夜に出かけることはなかったのに、今晩は用事が出来て街に出た。まだ、11月だというのにあちこちでイルミネーションを見かけた。もうクリスマスの電飾ではなく、冬の風物詩になっている。1994年に、研究のためにアメリカの大学に留学していた友だちを訪ねてロッキー山脈の中の街へ出かけたことがあった。12月末から1月の初めの機関だったので、シアトルの街はクリスマスの飾りで一杯だった。
シアトルは都会だから、ホテルもデパートも商店もクリスマスの飾りは当然と思っていたが、ロッキー山脈の中の一軒家でも、家の周りにいろんな電飾を施していた。日本人が正月に門松を飾るように、アメリカ人はクリスマスを心から祝っているのだと思った。ところが最近、日本でも冬になるとイルミネーションの名所が出来るほどだ。この街でも各家がそれぞれに電飾を行っている。なるほど、クリスマスという信仰の行事とは関係なく、人は祭り事が好きなのだ。
施設に居る姉を妹夫婦と一緒に見舞いに行って来た。この施設に入所して1年以上になると思うが、病院にいた時のことを思うと随分穏やかな顔になっている。けれども姪っ子から、「食事を食べなくて職員の人が困っている」と聞く。野菜の煮物が嫌いで肉類が好きという姉がワガママに見えるらしい。姉は来年3月で88歳になるが、この世代の人なら好き嫌いなく何でも食べそうなのに、昔からハイカラなものが好きだった。
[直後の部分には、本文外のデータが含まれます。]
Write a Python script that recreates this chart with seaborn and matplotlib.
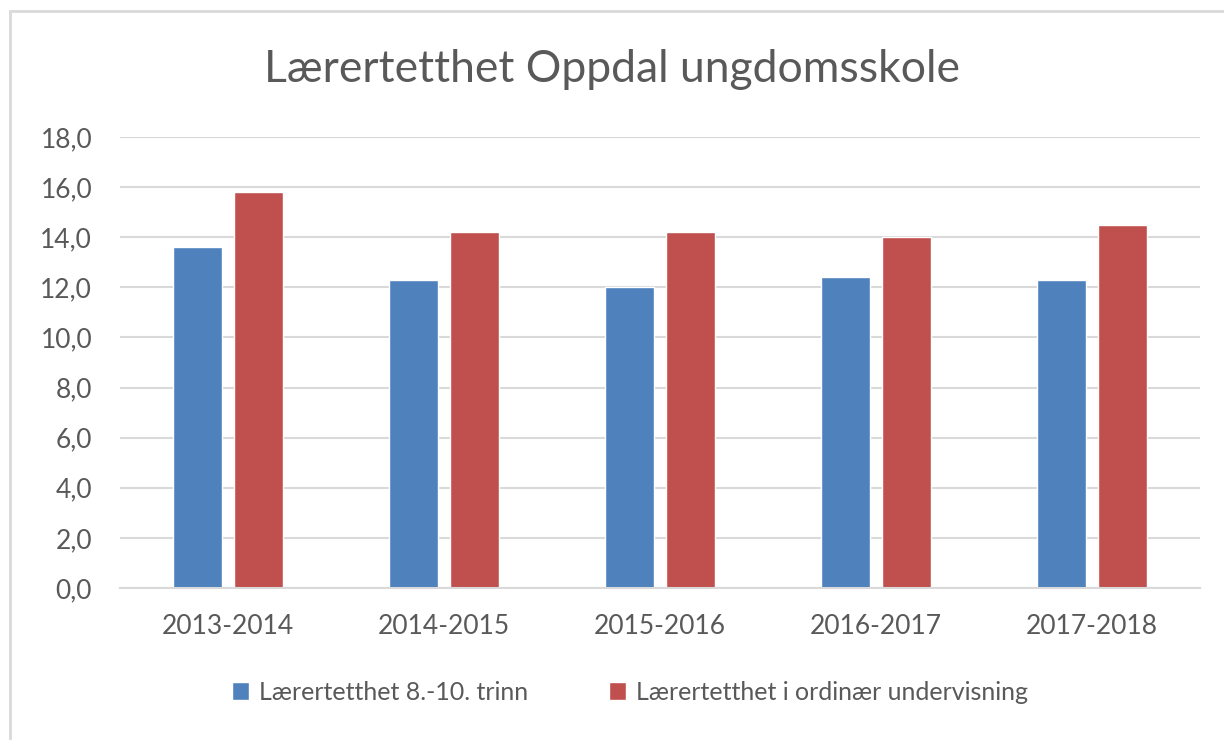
import matplotlib
matplotlib.use("Agg")
import matplotlib.pyplot as plt
import seaborn as sns
import pandas as pd
from matplotlib.patches import Rectangle
from matplotlib.ticker import FuncFormatter

years = ["2013-2014", "2014-2015", "2015-2016", "2016-2017", "2017-2018"]
trinn_8_10 = [13.6, 12.3, 12.0, 12.4, 12.3]
ordinaer = [15.8, 14.2, 14.2, 14.0, 14.5]
series = ["Lærertetthet 8.-10. trinn", "Lærertetthet i ordinær undervisning"]
colors = ["#4F81BD", "#C0504D"]

df = pd.DataFrame({
    "year": years * 2,
    "value": trinn_8_10 + ordinaer,
    "series": [series[0]] * len(years) + [series[1]] * len(years),
})

sns.set_theme(style="white")
plt.rcParams["font.family"] = ["Lato", "DejaVu Sans"]
text_color = "#595959"

fig = plt.figure(figsize=(12.24, 7.4), dpi=100)
ax = fig.add_axes([120 / 1224, 1 - 588 / 740, 1080 / 1224, 451 / 740])

sns.barplot(data=df, x="year", y="value", hue="series", palette=colors,
            width=0.565, gap=0.197, saturation=1, ax=ax, legend=True)

ax.set_ylim(0, 18)
ax.set_yticks(range(0, 19, 2))
ax.yaxis.set_major_formatter(FuncFormatter(lambda v, p: f"{v:.1f}".replace(".", ",")))
ax.grid(axis="y", color="#d9d9d9", linewidth=1.5)
ax.set_axisbelow(True)
for s in ["top", "right", "left"]:
    ax.spines[s].set_visible(False)
ax.spines["bottom"].set_color("#d9d9d9")
ax.spines["bottom"].set_linewidth(1.5)
ax.tick_params(axis="both", length=0, labelsize=19, labelcolor=text_color)
ax.tick_params(axis="y", pad=20)
ax.tick_params(axis="x", pad=19)
ax.set_xlabel("")
ax.set_ylabel("")

ax.legend(loc="center", bbox_to_anchor=(630 / 1224, 1 - 692 / 740), bbox_transform=fig.transFigure,
          ncol=2, frameon=False, fontsize=18, labelcolor=text_color,
          handlelength=0.7, handleheight=0.7, columnspacing=3.2, handletextpad=0.4)

fig.text(0.5, 1 - 70 / 740, "Lærertetthet Oppdal ungdomsskole", ha="center", va="center",
         fontsize=32, color=text_color)

fig.patches.append(Rectangle((10 / 1224, -0.1), 1.2, 1 - 11 / 740 + 0.1, transform=fig.transFigure,
                             fill=False, edgecolor="#d9d9d9", linewidth=2))

fig.savefig("out.png", dpi=100, facecolor="white")
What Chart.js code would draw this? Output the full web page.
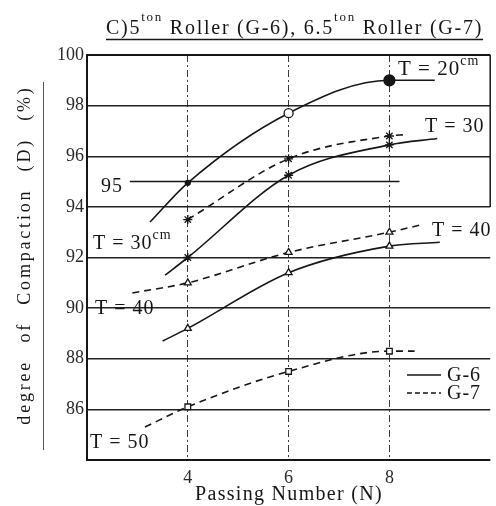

その姉が私を見て、「あんたは長男だったかねえ」と言う。「僕は3男で、姉さんにはお世話になってきました」と答えると、「そうかね、3男なのに大変だねえ」と言う。「兄貴はいたけど、おじいさんの養子になってしまったので急に長男みたいになったけど、本当は3男の要らない子だったんです」と皮肉を言うと、姪っ子が「ウチの3男もそうだけど、やっぱり3男はちょっと変わっている」と付け加える。姪っ子の3男は声優を目指していたが、今は舞台俳優で頑張っている。
長男は責任感が強いし、長女は目立ちたがる。人はそれぞれ背負っているものが違う。だからこそ楽しくもあり苦しくもあるが、受け止めていくしかない。